But for how long?

Eastern GOM – Forbidden Fruit Again

Just one year ago drilling in the off-limits eastern Gulf of Mexico appeared to be on the cusp of getting the green light from the U.S. government as calls for “drill, baby, drill” emanated from politicians as well as the ordinary Joe.

Then the Big Spill occurred in the Gulf, and the industry’s hopes to explore this promising area were quickly dashed – perhaps for the long haul, perhaps not.

Meanwhile the so-called “permatorium” in the long-active central and western GOM waters is over, but it’s not really over – at least not until the powers-that-be get around to seriously ratcheting up the drilling permit process.

It’s all the more exasperating given that offshore western Florida is one of the last unexplored areas in the GOM. After all, there’s no known hydrocarbon cutoff line between the highly productive central GOM region and the eastern region, which has been forbidden territory for exploration since 1981.

Still, this is no cookie-cutter scenario.

“The geology of the eastern Gulf of Mexico has some similarities and many differences from the currently explored Gulf area,” said Joe Erickson, vice president of sales and business development at Spectrum Geo in Houston.

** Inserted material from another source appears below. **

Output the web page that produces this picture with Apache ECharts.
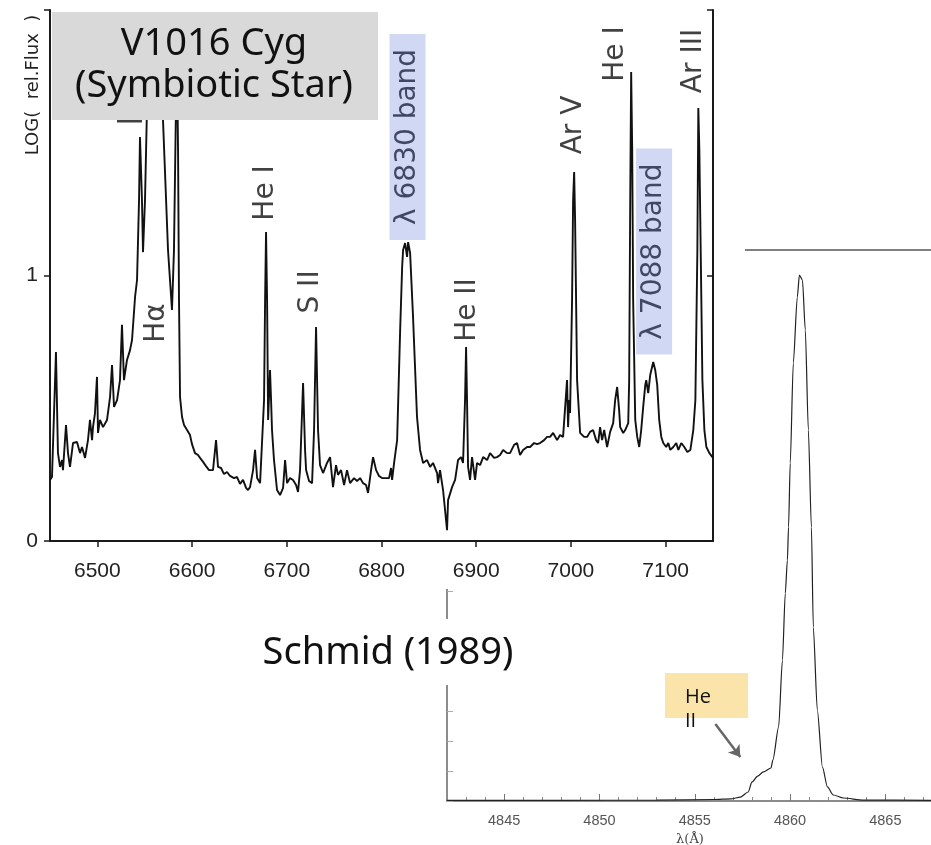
<!DOCTYPE html>
<html><head><meta charset="utf-8">
<script src="https://cdn.jsdelivr.net/npm/echarts@6.0.0/dist/echarts.min.js"></script>
<style>html,body{margin:0;padding:0;background:#fff}#c{width:931px;height:845px}</style>
</head><body><div id="c"></div>
<script>
// ---- Spectrum of V1016 Cyg (Schmid 1989): wavelength (Å) and LOG(rel. flux)
const specWave = [6450.0,6452.1,6456.3,6458.4,6460.6,6462.7,6463.7,6466.9,6469.0,6471.1,
6474.3,6478.5,6481.7,6483.8,6487.0,6490.1,6492.2,6494.4,6495.4,6497.5,
6499.6,6500.7,6502.8,6506.0,6510.2,6513.4,6515.5,6517.6,6520.8,6523.9,
6526.0,6528.1,6531.3,6534.5,6536.6,6539.8,6541.9,6544.0,6545.0,6547.1,
6548.2,6550.3,6553.5,6555.6,6560.9,6566.2,6569.3,6574.6,6578.8,6580.9,
6583.1,6584.1,6585.2,6586.2,6587.3,6589.4,6591.5,6594.7,6597.8,6599.9,
6603.1,6606.3,6608.4,6611.6,6614.7,6617.9,6622.1,6625.3,6627.4,6630.6,
6633.7,6636.9,6640.1,6644.3,6647.5,6650.6,6653.8,6657.0,6659.1,6661.2,
6664.4,6666.5,6668.7,6671.8,6673.9,6676.0,6677.1,6678.1,6679.2,6680.3,
6682.3,6683.4,6684.4,6686.5,6689.7,6692.9,6696.1,6698.2,6700.3,6703.4,
6706.6,6709.8,6711.9,6714.0,6717.2,6719.3,6720.4,6723.5,6726.7,6728.8,
6730.9,6733.0,6735.1,6738.3,6742.5,6745.7,6748.8,6752.0,6754.1,6757.3,
6760.5,6763.6,6766.8,6771.0,6774.2,6777.4,6780.5,6783.7,6785.8,6789.0,
6791.1,6794.3,6797.4,6800.6,6804.8,6808.0,6810.1,6811.2,6813.3,6816.5,
6819.6,6821.8,6822.8,6824.9,6827.0,6828.1,6830.2,6833.3,6837.5,6840.7,
6843.9,6848.1,6851.3,6854.4,6858.7,6859.7,6861.8,6865.0,6869.2,6870.3,
6874.5,6877.7,6880.8,6884.0,6886.1,6888.2,6889.3,6890.3,6891.4,6893.5,
6895.6,6898.8,6900.9,6904.1,6907.3,6911.5,6914.6,6918.9,6922.0,6925.2,
6928.4,6932.6,6935.7,6940.0,6943.1,6946.3,6949.5,6953.7,6956.9,6961.1,
6964.3,6967.4,6971.7,6974.8,6978.0,6981.2,6985.4,6988.5,6991.7,6993.8,
6995.9,6997.0,6998.1,6999.1,7001.2,7002.3,7003.4,7004.4,7006.5,7009.7,
7013.9,7017.1,7020.2,7023.4,7026.6,7028.7,7030.8,7032.9,7035.1,7038.2,
7041.4,7044.6,7046.7,7048.8,7050.9,7052.0,7055.2,7057.3,7060.5,7061.5,
7062.6,7063.6,7064.7,7065.7,7067.9,7070.0,7072.1,7074.2,7076.3,7078.5,
7079.5,7081.6,7083.7,7086.9,7089.0,7091.1,7093.2,7095.4,7097.5,7100.6,
7102.8,7104.9,7108.1,7111.2,7113.4,7116.5,7119.7,7122.9,7126.1,7129.2,
7131.4,7133.5,7134.5,7135.6,7137.7,7138.8,7140.9,7143.0,7146.2,7150.0];
const specLogFlux = [0.230,0.241,0.712,0.331,0.279,0.305,0.267,0.437,0.331,0.279,
0.369,0.373,0.331,0.354,0.313,0.380,0.456,0.380,0.429,0.482,
0.618,0.407,0.456,0.429,0.456,0.542,0.663,0.505,0.531,0.606,
0.814,0.606,0.682,0.719,0.757,0.919,0.983,1.284,1.522,1.284,
1.088,1.284,1.812,1.950,1.980,1.890,1.586,1.096,0.870,1.096,
1.661,1.810,1.473,0.908,0.542,0.467,0.437,0.418,0.399,0.365,
0.331,0.324,0.313,0.298,0.282,0.267,0.267,0.380,0.279,0.275,
0.252,0.260,0.245,0.237,0.241,0.215,0.230,0.200,0.192,0.203,
0.267,0.343,0.237,0.218,0.218,0.531,0.908,1.164,0.908,0.456,
0.644,0.531,0.418,0.305,0.192,0.173,0.200,0.305,0.218,0.237,
0.230,0.211,0.185,0.267,0.595,0.343,0.267,0.226,0.218,0.418,
0.806,0.418,0.286,0.256,0.294,0.316,0.203,0.286,0.249,0.267,
0.211,0.267,0.218,0.237,0.226,0.237,0.218,0.211,0.181,0.267,
0.316,0.267,0.245,0.237,0.237,0.237,0.275,0.230,0.294,0.380,
0.783,1.032,1.096,1.122,1.070,1.126,1.085,0.844,0.467,0.343,
0.294,0.305,0.279,0.294,0.256,0.218,0.267,0.192,0.041,0.154,
0.203,0.230,0.305,0.316,0.294,0.531,0.731,0.531,0.279,0.230,
0.316,0.230,0.294,0.286,0.316,0.305,0.331,0.313,0.316,0.324,
0.343,0.331,0.331,0.362,0.369,0.324,0.343,0.354,0.354,0.369,
0.365,0.369,0.380,0.392,0.392,0.407,0.380,0.399,0.392,0.399,
0.606,0.429,0.531,0.482,0.908,1.284,1.390,1.209,0.606,0.407,
0.392,0.392,0.411,0.418,0.380,0.369,0.429,0.380,0.418,0.354,
0.411,0.444,0.531,0.580,0.493,0.429,0.407,0.418,0.444,0.606,
1.284,1.766,1.473,0.908,0.456,0.392,0.354,0.418,0.505,0.588,
0.606,0.557,0.625,0.674,0.644,0.588,0.456,0.392,0.369,0.354,
0.369,0.343,0.354,0.369,0.343,0.369,0.354,0.335,0.343,0.418,
0.531,1.096,1.631,1.473,0.908,0.606,0.418,0.354,0.331,0.313];
const specXTicks = [6500,6600,6700,6800,6900,7000,7100];
const specYLabels = [0,1];

// line identifications (rotated labels)
const lineLabelNames = ['[N II]','Hα','He I','S II','He II','Ar V','He I','Ar III'];
const lineLabelWave  = [6536.6,6563.0,6678.1,6725.6,6891.4,7003.3,7047.7,7130.0];
const lineLabelPos   = [1.695,0.821,1.311,0.938,0.870,1.567,1.834,1.808];
// highlighted Raman bands
const bandNames = ['λ 6830 band','λ 7088 band'];
const bandWave  = [6827.5,7087.8];
const bandPos   = [1.522,1.090];

// ---- H-beta profile (inset)
const hbWave = [4842.0,4848.0,4853.0,4856.0,4856.9,4857.4,4857.8,4858.0,4858.3,4858.6,
4859.0,4859.1,4859.4,4859.6,4859.75,4859.86,4859.92,4860.01,4860.17,4860.38,
4860.49,4860.65,4860.80,4860.96,4861.12,4861.22,4861.43,4861.70,4861.96,4862.27,
4862.80,4863.85,4867.5];
const hbFlux = [0.02,0.02,0.03,0.05,0.07,0.13,0.30,0.63,0.83,0.97,
1.10,1.37,2.47,4.70,6.93,8.03,9.13,11.27,14.6,16.8,
17.53,17.37,15.7,12.37,9.13,5.8,3.03,1.13,0.47,0.2,
0.1,0.03,0.02];
const hbMajorTicks = [4845,4850,4855,4860,4865];
const hbMinorTicks = [4843,4844,4846,4847,4848,4849,4851,4852,4853,4854,4856,4857,4858,4859,4861,4862,4863,4864,4866,4867];
const arrowFrom = [4856.08,2.57];
const arrowTo   = [4857.39,1.47];

const titleLines = ['V1016 Cyg','(Symbiotic Star)'];
const sourceText = 'Schmid (1989)';
const heIILines = ['He','II'];
const yName = 'LOG(  rel.Flux  )';

const chart = echarts.init(document.getElementById('c'), null, {renderer:'canvas'});
const F = 'Liberation Sans';
const LF = 'DejaVu Sans';
const pair = (xs, ys) => xs.map((x,i)=>[x, ys[i]]);
const plain = v => String(v);
const AX = '#1a1a1a';

const option = {
  backgroundColor:'#fff',
  animation:false,
  grid:[
    {left:50, top:10, width:663, height:531, outerBoundsMode:'none', containLabel:false},
    {left:447, top:250, width:486, height:551, outerBoundsMode:'none', containLabel:false}
  ],
  xAxis:[
    {gridIndex:0, type:'value', position:'bottom', min:6450, max:7150, z:5,
     axisLine:{lineStyle:{color:AX,width:2}},
     axisTick:{show:true, inside:false, length:5, customValues:specXTicks, lineStyle:{color:AX,width:1.5}},
     axisLabel:{customValues:specXTicks, formatter:plain, margin:20, fontFamily:F, fontSize:21, color:'#222'},
     splitLine:{show:false}},
    {gridIndex:0, type:'value', position:'top', min:6450, max:7150, z:5,
     axisLine:{lineStyle:{color:AX,width:2}},
     axisTick:{show:true, inside:true, length:6, customValues:specXTicks, lineStyle:{color:AX,width:1.5}},
     axisLabel:{show:false}, splitLine:{show:false}},
    {gridIndex:1, type:'value', position:'bottom', min:4842, max:4867.5, z:0,
     axisLine:{lineStyle:{color:'#666',width:1.5}},
     axisTick:{show:true, inside:true, length:7, customValues:hbMajorTicks, lineStyle:{color:'#777',width:1}},
     axisLabel:{customValues:hbMajorTicks, formatter:plain, margin:12, fontFamily:F, fontSize:14.5, color:'#555'},
     name:'λ(Å)', nameLocation:'middle', nameGap:31,
     nameTextStyle:{fontFamily:'DejaVu Serif', fontSize:13, color:'#444'},
     splitLine:{show:false}},
    {gridIndex:1, type:'value', position:'bottom', min:4842, max:4867.5, z:0,
     axisLine:{show:false},
     axisTick:{show:true, inside:true, length:4, customValues:hbMinorTicks, lineStyle:{color:'#888',width:1}},
     axisLabel:{show:false}, splitLine:{show:false}},
    {gridIndex:1, type:'value', position:'top', min:4842, max:4867.5, z:0,
     axisLine:{lineStyle:{color:'#808080',width:2}},
     axisTick:{show:false}, axisLabel:{show:false}, splitLine:{show:false}}
  ],
  yAxis:[
    {gridIndex:0, type:'value', position:'left', min:0, max:2, interval:1, z:5,
     axisLine:{show:true, lineStyle:{color:AX,width:2}},
     axisTick:{show:true, inside:false, length:6, lineStyle:{color:AX,width:1.5}},
     axisLabel:{customValues:specYLabels, formatter:plain, margin:12, fontFamily:F, fontSize:21, color:'#222'},
     splitLine:{show:false}},
    {gridIndex:0, type:'value', position:'right', min:0, max:2, interval:1, z:5,
     axisLine:{show:true, lineStyle:{color:AX,width:2}},
     axisTick:{show:true, inside:true, length:6, lineStyle:{color:AX,width:1.5}},
     axisLabel:{show:false}, splitLine:{show:false}},
    {gridIndex:1, type:'value', position:'left', min:0, max:18.37, interval:1, z:0,
     axisLine:{show:true, lineStyle:{color:'#666',width:1.5}},
     axisTick:{show:true, inside:true, length:6, lineStyle:{color:'#aaa',width:1}},
     axisLabel:{show:false}, splitLine:{show:false}}
  ],
  series:[
    {type:'line', name:'V1016 Cyg', xAxisIndex:0, yAxisIndex:0, z:5,
     data:pair(specWave, specLogFlux), showSymbol:false, symbol:'none', clip:true,
     lineStyle:{color:'#111', width:1.9}},
    {type:'scatter', name:'lines', xAxisIndex:0, yAxisIndex:0, z:6, symbolSize:0, silent:true,
     data:lineLabelNames.map((n,i)=>({name:n, value:[lineLabelWave[i], lineLabelPos[i]]})),
     label:{show:true, position:'inside', rotate:90, formatter:'{b}', fontFamily:LF, fontSize:28, color:'#111'}},
    {type:'scatter', name:'bands', xAxisIndex:0, yAxisIndex:0, z:6, symbolSize:0, silent:true,
     data:bandNames.map((n,i)=>({name:n, value:[bandWave[i], bandPos[i]]})),
     label:{show:true, position:'inside', rotate:90, formatter:'{b}', fontFamily:LF, fontSize:28,
            color:'#1c2340', backgroundColor:'#c5cef0', width:180, height:28, lineHeight:28,
            align:'center', padding:[4,13]}},
    {type:'line', name:'H-beta', xAxisIndex:2, yAxisIndex:2, z:0,
     data:pair(hbWave, hbFlux), showSymbol:false, symbol:'none', smooth:0.25, smoothMonotone:'x',
     lineStyle:{color:'#222', width:1.2},
     markLine:{silent:true, symbol:['none','arrow'], symbolSize:11, label:{show:false},
       lineStyle:{color:'#666', width:2.5, type:'solid'},
       data:[[{coord:arrowFrom},{coord:arrowTo}]]}}
  ],
  graphic:[
    {type:'rect', z:1, silent:true, shape:{x:0,y:0,width:745,height:589}, style:{fill:'#fff'}},
    {type:'rect', z:1, silent:true, shape:{x:255,y:619,width:265,height:66}, style:{fill:'#fff'}},
    {type:'text', z:2, x:388, y:653, style:{text:sourceText, font:'38px "Noto Sans"', fill:'#111', align:'center', verticalAlign:'middle'}},
    {type:'rect', z:100, shape:{x:52,y:12,width:326,height:108}, style:{fill:'#d9d9d9'}},
    {type:'text', z:101, x:214, y:44, style:{text:titleLines[0], font:'38px "Noto Sans"', fill:'#111', align:'center', verticalAlign:'middle'}},
    {type:'text', z:101, x:214, y:86, style:{text:titleLines[1], font:'38px "Noto Sans"', fill:'#111', align:'center', verticalAlign:'middle'}},
    {type:'rect', z:3, shape:{x:665,y:673,width:83,height:45}, style:{fill:'#fbe4a9'}},
    {type:'text', z:4, x:685, y:697, style:{text:heIILines[0], font:'20px "Open Sans"', fill:'#111', align:'left', verticalAlign:'middle'}},
    {type:'text', z:4, x:685, y:721, style:{text:heIILines[1], font:'20px "Open Sans"', fill:'#111', align:'left', verticalAlign:'middle'}},
    {type:'text', z:5, x:33, y:85, rotation:Math.PI/2, style:{text:yName, font:'18px "DejaVu Sans"', fill:'#222', align:'center', verticalAlign:'middle'}}
  ]
};
chart.setOption(option);
</script></body></html>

“The further you get from the Mississippi fan, the more things change,” he added, “especially in this part of the Gulf.”

A Lot of Data

Fortunately, optimism is a hallmark of the industry, and the folks at Spectrum appear to be imbued with a hefty amount of this trait.

They’re at work on a sizeable study analyzing 65,000 kilometers of modern 2-D seismic data processed in-house, which they acquired for the most part more than 125 miles from the Florida coast with the goal to evaluate the hydrocarbon potential of the eastern Gulf region.

The data cover portions of Desoto Canyon, Lloyd Ridge, Florida Middle Ground, The Elbow, Vernon Basin and Howell Hook protraction areas.

“This region is so important because it’s a frontier area, and we see trends successful in the central Gulf that are extending into the area,” said AAPG member Richie Miller, president at Spectrum.

“We’re doing a resource assessment that will take another couple of months,” Miller said. “We’re hoping the investigation results will help with the lobbying efforts to open the area to exploration.”

Miller and Erickson were co-authors, along with Spectrum Geo peer G.N. Scaife, of a paper presented at the recent AAPG Annual Convention and Exhibition in Houston titled “Evaluation of the Offshore Florida Play Types Using Seismic Reflection Data.”

The talk was part of a session titled “E&P in the Americas.”

Their study examines future locales for exploration via identification of plays located on trend with existing play types.

“We’re working with the University of Alabama, also,” Miller noted. “There’s potential for some trends onshore Alabama to extend offshore to the south and east.

“For instance, there’s potential for the well-known Upper Jurassic Norphlet sandstone play to extend further into this area,” he emphasized.

“In fact, there’s current Norphlet success in the northwest area of the study, while the rest of the survey is totally unexplored.”

Still Waiting

The study team also proposes conceptual plays for future exploration and sub-divides exploration play types into:

  • Shallow water, shelf opportunities.
  • Moderate water depth, escarpment plays.
  • Deepwater play types.

“The extensive seismic data set provides valuable information that can be used to assess the number and size of undiscovered potential accumulations in this frontier petroleum province,” Erickson said.

He noted that evaluation of the escarpment area indicates the potential for large scale shedding of carbonate debris from the platform area into potential reservoirs.

“It might be hypothesized that a singular catastrophic event could have caused large scale debris flows,” Erickson said. “There’s a possibility that this untested play type may yield the most hydrocarbon potential as the aerial reservoir extent may be the largest reviewed.”

It’s intriguing that Spectrum is waiting on the go-ahead from the permit folks to accumulate even more seismic data for the program.

“We’ve asked for a permit to acquire more seismic data – about a year ago,” Erickson noted, “but it’s not yet been approved.”